> Goal of the exercise: Leave out the images; return the rest of the data exactly.

> Source excerpt:

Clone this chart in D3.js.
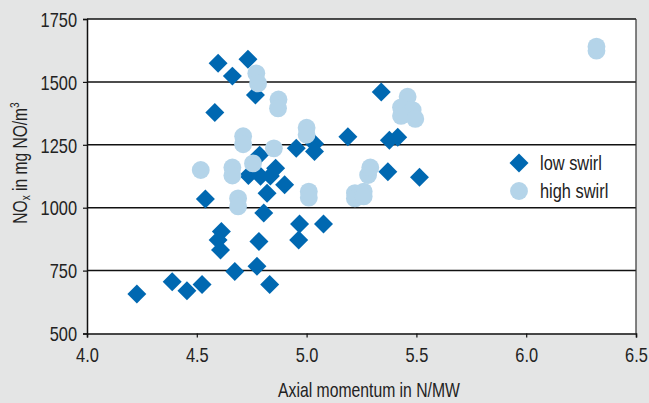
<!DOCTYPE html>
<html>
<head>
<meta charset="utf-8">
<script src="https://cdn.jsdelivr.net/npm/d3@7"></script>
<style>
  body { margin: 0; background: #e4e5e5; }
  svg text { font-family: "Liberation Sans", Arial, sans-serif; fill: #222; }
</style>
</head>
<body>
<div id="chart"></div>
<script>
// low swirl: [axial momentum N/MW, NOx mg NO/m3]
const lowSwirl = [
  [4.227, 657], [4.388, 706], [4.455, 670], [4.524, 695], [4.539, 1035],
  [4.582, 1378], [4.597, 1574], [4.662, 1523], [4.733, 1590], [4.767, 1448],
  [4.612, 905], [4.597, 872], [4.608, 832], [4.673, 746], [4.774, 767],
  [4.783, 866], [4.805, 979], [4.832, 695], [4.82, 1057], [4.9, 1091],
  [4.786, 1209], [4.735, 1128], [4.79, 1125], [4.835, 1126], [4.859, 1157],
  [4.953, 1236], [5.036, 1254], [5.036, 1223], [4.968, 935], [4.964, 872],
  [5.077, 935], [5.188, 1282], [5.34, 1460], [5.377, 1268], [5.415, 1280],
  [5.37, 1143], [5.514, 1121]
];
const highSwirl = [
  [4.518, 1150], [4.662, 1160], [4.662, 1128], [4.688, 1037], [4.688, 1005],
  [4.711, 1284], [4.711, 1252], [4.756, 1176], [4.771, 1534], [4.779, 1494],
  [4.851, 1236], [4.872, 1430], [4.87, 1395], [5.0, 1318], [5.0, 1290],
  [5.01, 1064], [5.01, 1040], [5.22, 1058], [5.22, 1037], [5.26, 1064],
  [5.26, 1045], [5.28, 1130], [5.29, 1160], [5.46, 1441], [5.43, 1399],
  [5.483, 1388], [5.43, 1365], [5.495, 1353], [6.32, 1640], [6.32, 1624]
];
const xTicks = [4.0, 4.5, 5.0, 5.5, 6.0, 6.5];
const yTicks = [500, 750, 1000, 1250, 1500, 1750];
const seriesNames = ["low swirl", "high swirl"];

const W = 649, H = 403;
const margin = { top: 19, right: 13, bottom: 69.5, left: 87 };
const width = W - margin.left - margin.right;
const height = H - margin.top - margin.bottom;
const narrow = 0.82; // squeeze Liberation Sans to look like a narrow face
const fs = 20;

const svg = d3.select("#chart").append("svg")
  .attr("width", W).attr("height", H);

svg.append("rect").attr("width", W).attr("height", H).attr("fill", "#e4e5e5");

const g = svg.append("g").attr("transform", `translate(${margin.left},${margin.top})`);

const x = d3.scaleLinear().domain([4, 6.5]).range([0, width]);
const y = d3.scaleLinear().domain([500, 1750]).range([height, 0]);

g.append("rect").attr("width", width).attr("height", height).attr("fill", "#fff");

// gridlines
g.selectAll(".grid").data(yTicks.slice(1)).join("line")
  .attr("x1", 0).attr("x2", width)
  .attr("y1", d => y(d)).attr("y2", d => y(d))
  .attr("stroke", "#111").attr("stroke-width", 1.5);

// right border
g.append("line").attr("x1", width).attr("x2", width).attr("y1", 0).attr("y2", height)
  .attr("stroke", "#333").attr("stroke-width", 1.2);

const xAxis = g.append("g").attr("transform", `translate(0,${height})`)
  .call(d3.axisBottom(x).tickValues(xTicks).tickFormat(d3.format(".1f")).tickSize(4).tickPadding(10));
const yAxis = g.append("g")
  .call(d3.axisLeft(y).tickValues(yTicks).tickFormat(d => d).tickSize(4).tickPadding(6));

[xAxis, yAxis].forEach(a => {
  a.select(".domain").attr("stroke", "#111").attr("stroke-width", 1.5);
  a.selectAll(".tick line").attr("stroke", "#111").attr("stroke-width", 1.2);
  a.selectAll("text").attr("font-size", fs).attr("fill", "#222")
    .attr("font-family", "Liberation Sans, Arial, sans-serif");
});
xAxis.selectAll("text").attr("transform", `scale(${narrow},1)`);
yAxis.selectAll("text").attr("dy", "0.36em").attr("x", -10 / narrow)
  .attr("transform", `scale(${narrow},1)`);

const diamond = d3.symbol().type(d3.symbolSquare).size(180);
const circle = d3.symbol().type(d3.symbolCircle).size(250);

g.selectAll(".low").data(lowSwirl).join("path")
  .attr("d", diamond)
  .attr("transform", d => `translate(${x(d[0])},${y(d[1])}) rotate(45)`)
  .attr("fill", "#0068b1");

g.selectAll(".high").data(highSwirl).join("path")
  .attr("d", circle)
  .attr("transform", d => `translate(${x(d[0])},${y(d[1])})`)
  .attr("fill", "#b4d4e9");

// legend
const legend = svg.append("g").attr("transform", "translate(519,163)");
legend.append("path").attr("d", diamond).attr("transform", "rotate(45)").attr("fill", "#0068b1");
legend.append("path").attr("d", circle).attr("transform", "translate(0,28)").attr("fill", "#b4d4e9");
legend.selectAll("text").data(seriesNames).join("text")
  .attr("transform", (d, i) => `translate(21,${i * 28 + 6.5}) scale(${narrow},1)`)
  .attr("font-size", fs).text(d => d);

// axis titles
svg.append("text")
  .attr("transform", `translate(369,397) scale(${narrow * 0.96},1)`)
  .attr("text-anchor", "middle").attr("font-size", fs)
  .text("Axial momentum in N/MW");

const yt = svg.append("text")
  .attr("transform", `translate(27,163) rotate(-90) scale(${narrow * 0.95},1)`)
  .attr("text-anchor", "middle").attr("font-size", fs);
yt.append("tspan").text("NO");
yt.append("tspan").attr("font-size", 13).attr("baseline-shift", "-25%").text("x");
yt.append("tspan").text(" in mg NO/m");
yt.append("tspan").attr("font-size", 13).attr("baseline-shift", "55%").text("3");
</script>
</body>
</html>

> Output of the task:
Clone this chart in D3.js.
<!DOCTYPE html>
<html>
<head>
<meta charset="utf-8">
<script src="https://cdn.jsdelivr.net/npm/d3@7"></script>
<style>
  body { margin: 0; background: #e4e5e5; }
  svg text { font-family: "Liberation Sans", Arial, sans-serif; fill: #222; }
</style>
</head>
<body>
<div id="chart"></div>
<script>
// low swirl: [axial momentum N/MW, NOx mg NO/m3]
const lowSwirl = [
  [4.227, 657], [4.388, 706], [4.455, 670], [4.524, 695], [4.539, 1035],
  [4.582, 1378], [4.597, 1574], [4.662, 1523], [4.733, 1590], [4.767, 1448],
  [4.612, 905], [4.597, 872], [4.608, 832], [4.673, 746], [4.774, 767],
  [4.783, 866], [4.805, 979], [4.832, 695], [4.82, 1057], [4.9, 1091],
  [4.786, 1209], [4.735, 1128], [4.79, 1125], [4.835, 1126], [4.859, 1157],
  [4.953, 1236], [5.036, 1254], [5.036, 1223], [4.968, 935], [4.964, 872],
  [5.077, 935], [5.188, 1282], [5.34, 1460], [5.377, 1268], [5.415, 1280],
  [5.37, 1143], [5.514, 1121]
];
const highSwirl = [
  [4.518, 1150], [4.662, 1160], [4.662, 1128], [4.688, 1037], [4.688, 1005],
  [4.711, 1284], [4.711, 1252], [4.756, 1176], [4.771, 1534], [4.779, 1494],
  [4.851, 1236], [4.872, 1430], [4.87, 1395], [5.0, 1318], [5.0, 1290],
  [5.01, 1064], [5.01, 1040], [5.22, 1058], [5.22, 1037], [5.26, 1064],
  [5.26, 1045], [5.28, 1130], [5.29, 1160], [5.46, 1441], [5.43, 1399],
  [5.483, 1388], [5.43, 1365], [5.495, 1353], [6.32, 1640], [6.32, 1624]
];
const xTicks = [4.0, 4.5, 5.0, 5.5, 6.0, 6.5];
const yTicks = [500, 750, 1000, 1250, 1500, 1750];
const seriesNames = ["low swirl", "high swirl"];

const W = 649, H = 403;
const margin = { top: 19, right: 13, bottom: 69.5, left: 87 };
const width = W - margin.left - margin.right;
const height = H - margin.top - margin.bottom;
const narrow = 0.82; // squeeze Liberation Sans to look like a narrow face
const fs = 20;

const svg = d3.select("#chart").append("svg")
  .attr("width", W).attr("height", H);

svg.append("rect").attr("width", W).attr("height", H).attr("fill", "#e4e5e5");

const g = svg.append("g").attr("transform", `translate(${margin.left},${margin.top})`);

const x = d3.scaleLinear().domain([4, 6.5]).range([0, width]);
const y = d3.scaleLinear().domain([500, 1750]).range([height, 0]);

g.append("rect").attr("width", width).attr("height", height).attr("fill", "#fff");

// gridlines
g.selectAll(".grid").data(yTicks.slice(1)).join("line")
  .attr("x1", 0).attr("x2", width)
  .attr("y1", d => y(d)).attr("y2", d => y(d))
  .attr("stroke", "#111").attr("stroke-width", 1.5);

// right border
g.append("line").attr("x1", width).attr("x2", width).attr("y1", 0).attr("y2", height)
  .attr("stroke", "#333").attr("stroke-width", 1.2);

const xAxis = g.append("g").attr("transform", `translate(0,${height})`)
  .call(d3.axisBottom(x).tickValues(xTicks).tickFormat(d3.format(".1f")).tickSize(4).tickPadding(10));
const yAxis = g.append("g")
  .call(d3.axisLeft(y).tickValues(yTicks).tickFormat(d => d).tickSize(4).tickPadding(6));

[xAxis, yAxis].forEach(a => {
  a.select(".domain").attr("stroke", "#111").attr("stroke-width", 1.5);
  a.selectAll(".tick line").attr("stroke", "#111").attr("stroke-width", 1.2);
  a.selectAll("text").attr("font-size", fs).attr("fill", "#222")
    .attr("font-family", "Liberation Sans, Arial, sans-serif");
});
xAxis.selectAll("text").attr("transform", `scale(${narrow},1)`);
yAxis.selectAll("text").attr("dy", "0.36em").attr("x", -10 / narrow)
  .attr("transform", `scale(${narrow},1)`);

const diamond = d3.symbol().type(d3.symbolSquare).size(180);
const circle = d3.symbol().type(d3.symbolCircle).size(250);

g.selectAll(".low").data(lowSwirl).join("path")
  .attr("d", diamond)
  .attr("transform", d => `translate(${x(d[0])},${y(d[1])}) rotate(45)`)
  .attr("fill", "#0068b1");

g.selectAll(".high").data(highSwirl).join("path")
  .attr("d", circle)
  .attr("transform", d => `translate(${x(d[0])},${y(d[1])})`)
  .attr("fill", "#b4d4e9");

// legend
const legend = svg.append("g").attr("transform", "translate(519,163)");
legend.append("path").attr("d", diamond).attr("transform", "rotate(45)").attr("fill", "#0068b1");
legend.append("path").attr("d", circle).attr("transform", "translate(0,28)").attr("fill", "#b4d4e9");
legend.selectAll("text").data(seriesNames).join("text")
  .attr("transform", (d, i) => `translate(21,${i * 28 + 6.5}) scale(${narrow},1)`)
  .attr("font-size", fs).text(d => d);

// axis titles
svg.append("text")
  .attr("transform", `translate(369,397) scale(${narrow * 0.96},1)`)
  .attr("text-anchor", "middle").attr("font-size", fs)
  .text("Axial momentum in N/MW");

const yt = svg.append("text")
  .attr("transform", `translate(27,163) rotate(-90) scale(${narrow * 0.95},1)`)
  .attr("text-anchor", "middle").attr("font-size", fs);
yt.append("tspan").text("NO");
yt.append("tspan").attr("font-size", 13).attr("baseline-shift", "-25%").text("x");
yt.append("tspan").text(" in mg NO/m");
yt.append("tspan").attr("font-size", 13).attr("baseline-shift", "55%").text("3");
</script>
</body>
</html>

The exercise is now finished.